═════ Provided data ═════
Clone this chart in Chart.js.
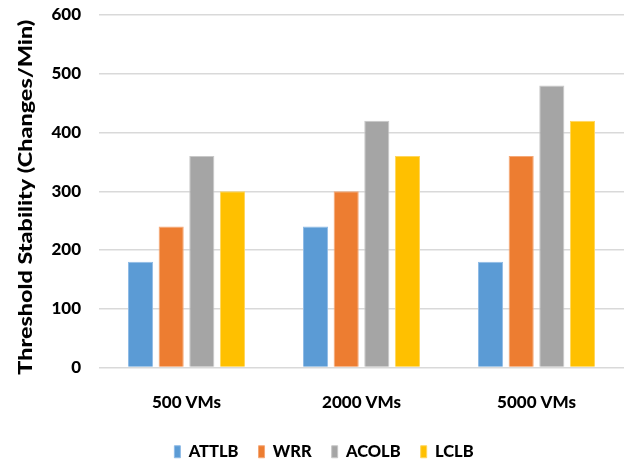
<!DOCTYPE html>
<html>
<head>
<meta charset="utf-8">
<script src="https://cdn.jsdelivr.net/npm/chart.js@4/dist/chart.umd.min.js"></script>
<style>
  html, body { margin: 0; padding: 0; background: #fff; }
  #wrap { width: 626px; height: 466px; position: relative; }
</style>
</head>
<body>
<div id="wrap"><canvas id="c"></canvas></div>
<script>
const categories = ['500 VMs', '2000 VMs', '5000 VMs'];
const attlb = [180, 240, 180];
const wrr   = [240, 300, 360];
const acolb = [360, 420, 480];
const lclb  = [300, 360, 420];
const yTicks = [0, 100, 200, 300, 400, 500, 600];
const yTitle = 'Threshold Stability (Changes/Min)';

const family = 'Lato, Roboto, sans-serif';
const tickFont = { family, weight: '900', size: 17 };
const legendFont = { family, weight: '900', size: 16.5 };

function series(label, data, fill, edge) {
  return {
    label, data,
    backgroundColor: fill,
    borderColor: edge,
    borderWidth: 1,
    categoryPercentage: 0.7,
    barPercentage: 0.82
  };
}

// Vertical axis title, drawn tall and narrow along the left edge
const axisTitle = {
  id: 'axisTitle',
  afterDraw(chart) {
    const { ctx, chartArea } = chart;
    ctx.save();
    ctx.font = '900 19px ' + family;
    ctx.fillStyle = '#000';
    ctx.textAlign = 'center';
    ctx.textBaseline = 'middle';
    const w = ctx.measureText(yTitle).width;
    const span = 355;
    ctx.translate(26, (chartArea.top + chartArea.bottom) / 2 + 6);
    ctx.rotate(-Math.PI / 2);
    ctx.scale(span / w, 1);
    ctx.fillText(yTitle, 0, 0);
    ctx.restore();
  }
};

new Chart(document.getElementById('c'), {
  type: 'bar',
  data: {
    labels: categories,
    datasets: [
      series('ATTLB', attlb, '#5B9BD5', '#8fbbe6'),
      series('WRR',   wrr,   '#ED7D31', '#f5a877'),
      series('ACOLB', acolb, '#A5A5A5', '#c8c8c8'),
      series('LCLB',  lclb,  '#FFC000', '#ffd65c')
    ]
  },
  plugins: [axisTitle],
  options: {
    responsive: true,
    maintainAspectRatio: false,
    animation: false,
    layout: { padding: { top: 15, right: 2, left: 24, bottom: -4 } },
    plugins: {
      tooltip: { enabled: false },
      legend: {
        position: 'bottom',
        labels: {
          color: '#000',
          font: legendFont,
          boxWidth: 6,
          boxHeight: 12,
          padding: 20
        }
      }
    },
    scales: {
      x: {
        grid: { display: false },
        border: { display: false },
        ticks: { color: '#000', font: tickFont, padding: 17 },
        afterFit(scale) { scale.height = 56; }
      },
      y: {
        min: 0, max: 600,
        afterBuildTicks(scale) { scale.ticks = yTicks.map(v => ({ value: v })); },
        grid: { color: '#d9d9d9', lineWidth: 1.5, drawTicks: false },
        border: { display: false },
        ticks: { color: '#000', font: tickFont, padding: 18 },
        title: { display: false },
        afterFit(scale) {
          scale.width = 75;
          scale.paddingTop = 0;
          scale.paddingBottom = 0;
        }
      }
    }
  }
});
</script>
</body>
</html>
═════
Task details.
Print the full listing exactly, dropping the pictures.

Result for this task.
Clone this chart in Chart.js.
<!DOCTYPE html>
<html>
<head>
<meta charset="utf-8">
<script src="https://cdn.jsdelivr.net/npm/chart.js@4/dist/chart.umd.min.js"></script>
<style>
  html, body { margin: 0; padding: 0; background: #fff; }
  #wrap { width: 626px; height: 466px; position: relative; }
</style>
</head>
<body>
<div id="wrap"><canvas id="c"></canvas></div>
<script>
const categories = ['500 VMs', '2000 VMs', '5000 VMs'];
const attlb = [180, 240, 180];
const wrr   = [240, 300, 360];
const acolb = [360, 420, 480];
const lclb  = [300, 360, 420];
const yTicks = [0, 100, 200, 300, 400, 500, 600];
const yTitle = 'Threshold Stability (Changes/Min)';

const family = 'Lato, Roboto, sans-serif';
const tickFont = { family, weight: '900', size: 17 };
const legendFont = { family, weight: '900', size: 16.5 };

function series(label, data, fill, edge) {
  return {
    label, data,
    backgroundColor: fill,
    borderColor: edge,
    borderWidth: 1,
    categoryPercentage: 0.7,
    barPercentage: 0.82
  };
}

// Vertical axis title, drawn tall and narrow along the left edge
const axisTitle = {
  id: 'axisTitle',
  afterDraw(chart) {
    const { ctx, chartArea } = chart;
    ctx.save();
    ctx.font = '900 19px ' + family;
    ctx.fillStyle = '#000';
    ctx.textAlign = 'center';
    ctx.textBaseline = 'middle';
    const w = ctx.measureText(yTitle).width;
    const span = 355;
    ctx.translate(26, (chartArea.top + chartArea.bottom) / 2 + 6);
    ctx.rotate(-Math.PI / 2);
    ctx.scale(span / w, 1);
    ctx.fillText(yTitle, 0, 0);
    ctx.restore();
  }
};

new Chart(document.getElementById('c'), {
  type: 'bar',
  data: {
    labels: categories,
    datasets: [
      series('ATTLB', attlb, '#5B9BD5', '#8fbbe6'),
      series('WRR',   wrr,   '#ED7D31', '#f5a877'),
      series('ACOLB', acolb, '#A5A5A5', '#c8c8c8'),
      series('LCLB',  lclb,  '#FFC000', '#ffd65c')
    ]
  },
  plugins: [axisTitle],
  options: {
    responsive: true,
    maintainAspectRatio: false,
    animation: false,
    layout: { padding: { top: 15, right: 2, left: 24, bottom: -4 } },
    plugins: {
      tooltip: { enabled: false },
      legend: {
        position: 'bottom',
        labels: {
          color: '#000',
          font: legendFont,
          boxWidth: 6,
          boxHeight: 12,
          padding: 20
        }
      }
    },
    scales: {
      x: {
        grid: { display: false },
        border: { display: false },
        ticks: { color: '#000', font: tickFont, padding: 17 },
        afterFit(scale) { scale.height = 56; }
      },
      y: {
        min: 0, max: 600,
        afterBuildTicks(scale) { scale.ticks = yTicks.map(v => ({ value: v })); },
        grid: { color: '#d9d9d9', lineWidth: 1.5, drawTicks: false },
        border: { display: false },
        ticks: { color: '#000', font: tickFont, padding: 18 },
        title: { display: false },
        afterFit(scale) {
          scale.width = 75;
          scale.paddingTop = 0;
          scale.paddingBottom = 0;
        }
      }
    }
  }
});
</script>
</body>
</html>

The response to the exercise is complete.